The foregoing comments apply equally to ground 5 of his grounds of appeal.
Ground 6 is a further allegation of actual bias. The appellant's reference in that ground to the magistrate's 'unbalanced reasoning' is no more than a manifestation of the appellant's unhappiness with the magistrate's decision. There is nothing in the materials before me, either in the judgment or the transcript of the trial, which would suggest, in terms of what the magistrate said and did, that he was biased. Whether the ground be asserting apprehended bias or actual bias, the ground is not made out.
Grounds 7, 8 and 9 of the appeal are similar in nature to grounds 3 and 5.
I regard the appellant's appeal to this court as being in the nature of an abuse of process.

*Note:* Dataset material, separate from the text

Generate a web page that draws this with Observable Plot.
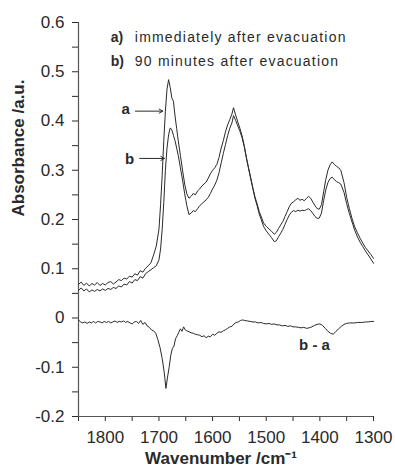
<!DOCTYPE html>
<html><head><meta charset="utf-8">
<script src="https://cdn.jsdelivr.net/npm/d3@7"></script>
<script src="https://cdn.jsdelivr.net/npm/@observablehq/plot@0.6"></script>
<style>
body{margin:0;background:#fff;}
#chart{width:395px;height:471px;}
</style></head><body><div id="chart"></div>
<script>
// Wavenumber grid for spectra a and b (cm^-1)
const wn = [
 1850,1845,1840,1835,1830,1825,1820,1815,1810,1805,1800,1795,1790,1785,1780,1775,1770,1765,1760,1755,1750,1745,1740,1735,1730,1725,1720,1715,1710,1705,1700,
 1697,1694,1691,1688,1685,1682,1679,1676,1673,1670,1667,1664,
 1660,1656,1652,1648,1644,1640,1636,1632,1628,1624,1620,1616,1612,1608,1604,1600,1596,1592,1588,1584,1580,1576,1572,1568,1564,
 1561,1557,1553,1549,1545,1541,1537,1533,1529,1525,1521,1517,1513,1509,1505,
 1500,1495,1490,1485,
 1481,1477,1473,1469,1465,1461,1457,1453,1449,1445,1441,1437,1433,1429,1425,1421,1417,1413,1409,1405,1401,1397,1393,1389,1385,1381,1377,1373,1369,1365,
 1361,1355,1350,1345,1340,1335,1330,1325,1320,1315,1310,1305,1300
];
// a) immediately after evacuation
const specA = [
 0.068,0.073,0.066,0.071,0.065,0.070,0.067,0.072,0.066,0.070,0.067,0.072,0.074,0.069,0.073,0.078,0.076,0.081,0.079,0.085,0.083,0.090,0.087,0.096,0.093,0.101,0.106,0.112,0.128,0.146,0.180,
 0.230,0.290,0.360,0.420,0.465,0.484,0.468,0.447,0.440,0.410,0.385,0.360,
 0.330,0.300,0.272,0.252,0.243,0.247,0.253,0.250,0.258,0.262,0.268,0.272,0.276,0.284,0.293,0.300,0.305,0.312,0.326,0.345,0.360,0.378,0.392,0.403,0.414,
 0.427,0.412,0.398,0.385,0.370,0.350,0.326,0.305,0.285,0.265,0.246,0.232,0.216,0.205,0.193,
 0.186,0.181,0.176,0.170,
 0.174,0.182,0.189,0.196,0.206,0.216,0.226,0.233,0.236,0.240,0.243,0.239,0.241,0.238,0.243,0.247,0.243,0.235,0.228,0.222,0.221,0.230,0.256,0.281,0.300,0.311,0.317,0.312,0.308,0.305,
 0.300,0.275,0.245,0.222,0.202,0.185,0.173,0.162,0.152,0.143,0.136,0.129,0.121
];
// b) 90 minutes after evacuation
const specB = [
 0.056,0.061,0.055,0.059,0.053,0.057,0.054,0.058,0.055,0.059,0.056,0.060,0.058,0.062,0.060,0.065,0.063,0.069,0.067,0.074,0.071,0.078,0.076,0.084,0.081,0.090,0.094,0.098,0.102,0.106,0.118,
 0.140,0.180,0.235,0.300,0.345,0.372,0.386,0.382,0.371,0.360,0.345,0.330,
 0.305,0.280,0.252,0.228,0.210,0.213,0.218,0.216,0.222,0.228,0.232,0.236,0.240,0.245,0.253,0.262,0.270,0.280,0.295,0.315,0.334,0.352,0.370,0.385,0.396,
 0.411,0.401,0.390,0.379,0.366,0.348,0.325,0.304,0.283,0.263,0.243,0.228,0.211,0.199,0.186,
 0.177,0.170,0.163,0.155,
 0.157,0.165,0.172,0.180,0.190,0.200,0.209,0.215,0.218,0.216,0.219,0.217,0.219,0.218,0.220,0.222,0.218,0.212,0.206,0.202,0.203,0.213,0.238,0.260,0.275,0.283,0.286,0.281,0.277,0.275,
 0.272,0.255,0.232,0.212,0.195,0.178,0.165,0.154,0.145,0.136,0.128,0.120,0.111
];
// difference spectrum b - a
const wnDiff = [
 1850,1846,1842,1838,1834,1830,1826,1822,1818,1814,1810,1806,1802,1798,1794,1790,1786,1782,1778,1774,1770,1766,1762,1758,1754,1750,1746,1742,1738,1734,1730,1726,1722,1718,1714,1710,1706,1702,
 1698,1694,1690,1687,1684,1681,1678,1675,1672,1669,1666,1663,1660,1657,1654,1651,1648,
 1644,1640,1636,1632,1628,1624,1620,1616,1612,1608,1604,1600,1596,1592,1588,1584,1580,1576,1572,1568,1564,1560,1556,1552,1548,1544,
 1540,1535,1530,1525,1520,1515,1510,1505,1500,1495,1490,1485,1480,1475,1470,1465,1460,1455,1450,1445,1440,1435,1430,1425,1420,1415,1410,1405,1400,1395,1390,1385,1380,1375,1370,1365,1360,1355,1350,1345,1340,1335,1330,1325,1320,1315,1310,1305,1300
];
const diffBA = [
 -0.004,-0.008,-0.010,-0.008,-0.011,-0.008,-0.010,-0.007,-0.010,-0.007,-0.008,-0.010,-0.007,-0.009,-0.007,-0.010,-0.008,-0.006,-0.009,-0.007,-0.008,-0.006,-0.009,-0.007,-0.010,-0.012,-0.008,-0.007,-0.011,-0.005,-0.013,-0.009,-0.016,-0.019,-0.024,-0.026,-0.031,-0.044,
 -0.060,-0.082,-0.112,-0.143,-0.120,-0.100,-0.076,-0.062,-0.057,-0.042,-0.036,-0.029,-0.022,-0.027,-0.018,-0.024,-0.026,
 -0.028,-0.030,-0.031,-0.033,-0.034,-0.035,-0.038,-0.036,-0.040,-0.037,-0.038,-0.033,-0.035,-0.031,-0.028,-0.029,-0.026,-0.024,-0.021,-0.018,-0.017,-0.012,-0.009,-0.008,-0.005,-0.004,
 -0.005,-0.006,-0.007,-0.008,-0.008,-0.010,-0.009,-0.011,-0.012,-0.011,-0.013,-0.012,-0.014,-0.014,-0.016,-0.015,-0.017,-0.016,-0.018,-0.018,-0.019,-0.020,-0.019,-0.021,-0.020,-0.018,-0.015,-0.013,-0.012,-0.015,-0.021,-0.027,-0.031,-0.033,-0.027,-0.022,-0.017,-0.013,-0.011,-0.010,-0.010,-0.010,-0.009,-0.009,-0.009,-0.008,-0.008,-0.007,-0.007
];
// axis ticks
const xTicks = [1850,1800,1750,1700,1650,1600,1550,1500,1450,1400,1350,1300];
const xTickLabels = [1800,1700,1600,1500,1400,1300];
const yTicks = [-0.2,-0.15,-0.1,-0.05,0,0.05,0.1,0.15,0.2,0.25,0.3,0.35,0.4,0.45,0.5,0.55,0.6];
const yTickLabels = [-0.2,-0.1,0,0.1,0.2,0.3,0.4,0.5,0.6];
// legend and annotations
const legendKeys = ["a)", "b)"];
const legendTexts = ["immediately after evacuation", "90 minutes after evacuation"];
const legendY = [0.570, 0.520];
const curveLabels = [
  {label: "a", w: 1762, v: 0.425},
  {label: "b", w: 1755, v: 0.322},
  {label: "b - a", w: 1410, v: -0.056}
];
const arrows = [
  {w1: 1744, w2: 1693, v: 0.420},
  {w1: 1736, w2: 1690, v: 0.324}
];

const rowsA = wn.map((w, i) => ({w, v: specA[i]}));
const rowsB = wn.map((w, i) => ({w, v: specB[i]}));
const rowsD = wnDiff.map((w, i) => ({w, v: diffBA[i]}));
const legendRows = legendKeys.map((k, i) => ({k, t: legendTexts[i], v: legendY[i]}));

const ink = "#2a2a2a";
const fam = "'Liberation Sans', Arial, Helvetica, sans-serif";

const chart = Plot.plot({
  width: 395, height: 471,
  marginLeft: 78, marginRight: 22, marginTop: 22, marginBottom: 55,
  style: {fontFamily: fam, background: "#fff", color: ink},
  x: {domain: [1850, 1300]},
  y: {domain: [-0.2, 0.6]},
  marks: [
    Plot.axisX({ticks: xTicks, tickSize: 5, tickPadding: 9, fontSize: 17, label: null,
      tickFormat: d => xTickLabels.includes(d) ? String(d) : ""}),
    Plot.axisY({ticks: yTicks, tickSize: 6, tickPadding: 8, fontSize: 17, label: null,
      tickFormat: d => yTickLabels.some(t => Math.abs(t - d) < 1e-9) ? (Math.abs(d) < 1e-9 ? "0" : d.toFixed(1)) : ""}),
    Plot.ruleX([1850], {stroke: "#555", strokeWidth: 1.2}),
    Plot.ruleY([-0.2], {stroke: "#555", strokeWidth: 1.2}),
    Plot.line(rowsA, {x: "w", y: "v", stroke: ink, strokeWidth: 1}),
    Plot.line(rowsB, {x: "w", y: "v", stroke: ink, strokeWidth: 1}),
    Plot.line(rowsD, {x: "w", y: "v", stroke: ink, strokeWidth: 1}),
    Plot.arrow(arrows, {x1: "w1", x2: "w2", y1: "v", y2: "v", stroke: ink, strokeWidth: 1, headLength: 6}),
    Plot.text(curveLabels, {x: "w", y: "v", text: "label", fontSize: 15, fontWeight: "bold", fill: ink}),
    Plot.text(legendRows, {x: () => 1790, y: "v", text: "k", textAnchor: "start", fontSize: 14, fontWeight: "bold", fill: ink}),
    Plot.text(legendRows, {x: () => 1745, y: "v", text: "t", textAnchor: "start", fontSize: 14, fill: ink}),
    Plot.text(["Absorbance /a.u."], {text: d => d, frameAnchor: "left", dx: -60, dy: -3, rotate: -90, fontSize: 17, fontWeight: "bold", fill: ink}),
    Plot.text(["Wavenumber /cm\u207B\u00B9"], {text: d => d, frameAnchor: "bottom", dx: -5, dy: 47, fontSize: 17, fontWeight: "bold", fill: ink})
  ]
});
chart.querySelectorAll("text").forEach(t => {
  if (legendTexts.includes(t.textContent)) t.style.letterSpacing = "1.2px";
});
document.getElementById("chart").appendChild(chart);
</script>
</body></html>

It is well established that at least one of three characteristics will be apparent in many cases of abuse of process, namely:
(a)the court's process are being invoked for an illegitimate or collateral purpose;
(b)the use of a court's procedures being unjustifiably oppressive to a party; or
(c)the use of a court's procedures bringing the administration of justice into disrepute.
(See Rogers v The Queen [1994] HCA 42; (1994) 181 CLR 251, 28(McHugh J); Batistatos v Roads and Traffic Authority(NSW) [2006] HCA 27; (2006) 226 CLR 256 [9] – [15] (Gleeson CJ, Gummow, Hayne and Crennan JJ) and Moti v The Queen [2011] HCA 50; (2011) 86 ALJR 117 [10] (French CJ, Gummow, Hayne, Crennan, Kiefel and Bell JJ).

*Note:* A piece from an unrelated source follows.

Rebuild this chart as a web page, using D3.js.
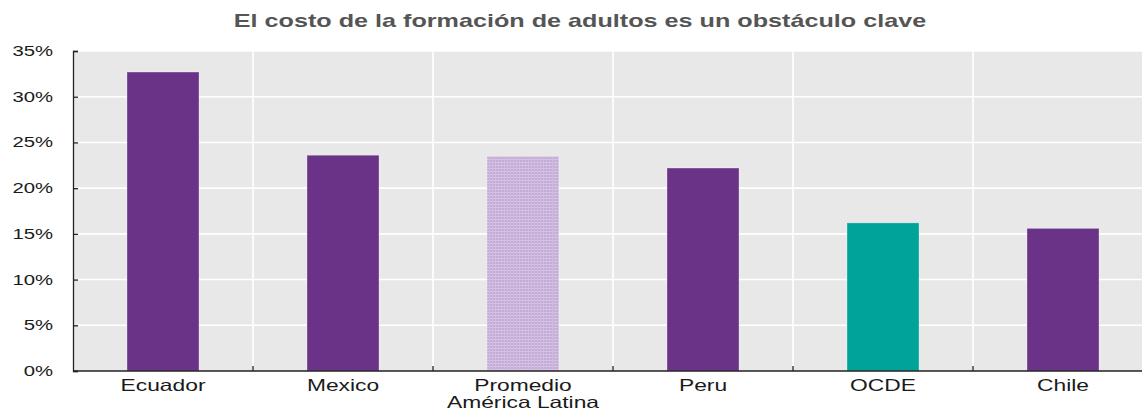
<!DOCTYPE html>
<html>
<head>
<meta charset="utf-8">
<script src="https://cdn.jsdelivr.net/npm/d3@7/dist/d3.min.js"></script>
<style>
	html, body { margin: 0; padding: 0; background: #fff; }
	svg { display: block; font-family: "Liberation Sans", Arial, sans-serif; }
</style>
</head>
<body>
<svg id="chart"></svg>
<script>
// data
var categories = ["Ecuador", "Mexico", "Promedio\nAmérica Latina", "Peru", "OCDE", "Chile"];
var values = [32.7, 23.6, 23.5, 22.2, 16.2, 15.6];
var yTicks = [0, 5, 10, 15, 20, 25, 30, 35];
var title = "El costo de la formación de adultos es un obstáculo clave";

var width = 1142, height = 412;
// the source picture is stretched sideways, so text gets a horizontal scale
var sx = 1.4;
var margin = {top: 51, left: 73, bottom: 41};
var bandWidth = 180;

var fills = {
	"Promedio\nAmérica Latina": "url(#lat)",
	"OCDE": "#00a398"
};
var defaultFill = "#6a3388";

var svg = d3.select("#chart")
	.attr("width", width)
	.attr("height", height);

// fine woven pattern for the Latin American average
var pat = svg.append("defs").append("pattern")
	.attr("id", "lat")
	.attr("patternUnits", "userSpaceOnUse")
	.attr("width", 3)
	.attr("height", 3);
pat.append("rect").attr("width", 3).attr("height", 3).attr("fill", "#c3aad7");
pat.append("rect").attr("width", 3).attr("height", 1).attr("fill", "#d6c4e4");
pat.append("rect").attr("width", 1).attr("height", 3).attr("fill", "#d0bce0");

var x = d3.scaleBand()
	.domain(categories)
	.range([margin.left, margin.left + bandWidth * categories.length])
	.padding(0);

var y = d3.scaleLinear()
	.domain([0, 35])
	.range([height - margin.bottom, margin.top]);

var right = width;

// plot background
svg.append("rect")
	.attr("x", margin.left)
	.attr("y", y(35))
	.attr("width", right - margin.left)
	.attr("height", y(0) - y(35))
	.attr("fill", "#e8e8e8");

// horizontal grid
svg.append("g").selectAll("line")
	.data(yTicks.filter(function(d) { return d > 0; }))
	.join("line")
	.attr("x1", margin.left)
	.attr("x2", right)
	.attr("y1", function(d) { return y(d); })
	.attr("y2", function(d) { return y(d); })
	.attr("stroke", "#fff")
	.attr("stroke-width", 1.6);

// vertical grid at category boundaries
svg.append("g").selectAll("line")
	.data(categories.slice(1))
	.join("line")
	.attr("x1", function(d) { return x(d); })
	.attr("x2", function(d) { return x(d); })
	.attr("y1", y(35))
	.attr("y2", y(0))
	.attr("stroke", "#fff")
	.attr("stroke-width", 1.6);

// bars
var barW = x.bandwidth() * 0.4;
svg.append("g").selectAll("rect")
	.data(categories)
	.join("rect")
	.attr("x", function(d) { return x(d) + (x.bandwidth() - barW) / 2; })
	.attr("y", function(d, i) { return y(values[i]); })
	.attr("width", barW)
	.attr("height", function(d, i) { return y(0) - y(values[i]); })
	.attr("fill", function(d) { return fills[d] || defaultFill; })
	.attr("stroke", "rgba(255,255,255,0.3)")
	.attr("stroke-width", 1);

// y axis
var yAxis = svg.append("g")
	.attr("transform", "translate(" + margin.left + ",0)")
	.call(d3.axisRight(y).tickValues(yTicks).tickSize(5).tickFormat(""));
yAxis.select(".domain").attr("stroke", "#222").attr("stroke-width", 1.3);
yAxis.selectAll(".tick line").attr("stroke", "#222").attr("stroke-width", 1.3);

svg.append("g").selectAll("text")
	.data(yTicks)
	.join("text")
	.attr("transform", function(d) { return "translate(53," + (y(d) + 5) + ") scale(" + sx + ",1)"; })
	.attr("text-anchor", "end")
	.attr("font-size", 14.5)
	.attr("fill", "#1a1a1a")
	.text(function(d) { return d + "%"; });

// x axis line and inward ticks
svg.append("line")
	.attr("x1", margin.left)
	.attr("x2", right)
	.attr("y1", y(0))
	.attr("y2", y(0))
	.attr("stroke", "#222")
	.attr("stroke-width", 1.3);

svg.append("g").selectAll("line")
	.data(categories.slice(1))
	.join("line")
	.attr("x1", function(d) { return x(d); })
	.attr("x2", function(d) { return x(d); })
	.attr("y1", y(0))
	.attr("y2", y(0) - 5)
	.attr("stroke", "#222")
	.attr("stroke-width", 1.3);

// category labels
var lab = svg.append("g").selectAll("text")
	.data(categories)
	.join("text")
	.attr("transform", function(d) { return "translate(" + (x(d) + x.bandwidth() / 2) + "," + (y(0) + 20) + ") scale(" + sx + ",1)"; })
	.attr("text-anchor", "middle")
	.attr("font-size", 16.3)
	.attr("fill", "#1a1a1a");
lab.selectAll("tspan")
	.data(function(d) { return d.split("\n"); })
	.join("tspan")
	.attr("x", 0)
	.attr("dy", function(d, i) { return i ? 17 : 0; })
	.text(function(d) { return d; });

// title
svg.append("text")
	.attr("transform", "translate(580,27) scale(" + sx + ",1)")
	.attr("text-anchor", "middle")
	.attr("font-size", 18)
	.attr("font-weight", "bold")
	.attr("fill", "#555")
	.text(title);
</script>
</body>
</html>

In my view there are elements of (a) and (b) above in the matter before me. The appeal is not a proper exercise of the appellate process and amounts to no more than a manifestation of the appellant's disappointment with the decision of the court below.
As mentioned, the matter has a long history. The appellant commenced the action in the Local Court at Perth in 2003. In his written submissions of 11 September 2017 the respondent notes that the action had been commenced by the appellant in 2003 claiming relief as the result of the winding up of a partnership between the parties which existed for less than three months earlier that year.
Over the past 14 years the appellant has pursued his claims in the courts of Western Australia culminating in the lengthy trial before Magistrate Cockram. The adverse decision handed down by him afforded the appellant a further opportunity to pursue his claim, utilising the legislated appellate process. In my judgment the appeal brought by the appellant to this court is not a legitimate exercise of the appellate process.
In summary, the individual grounds of appeal are not made out either as to actual bias, apprehended bias or the 'exclusion' of materials. By the latter, I discern that the appellant was not, in fact, alleging an error on the part of the learned magistrate but was, rather, complaining about a decision that was unfavourable to him. Each ground of appeal fails. I dismiss the appeal.
Both parties were unrepresented. I will hear any submissions as to costs.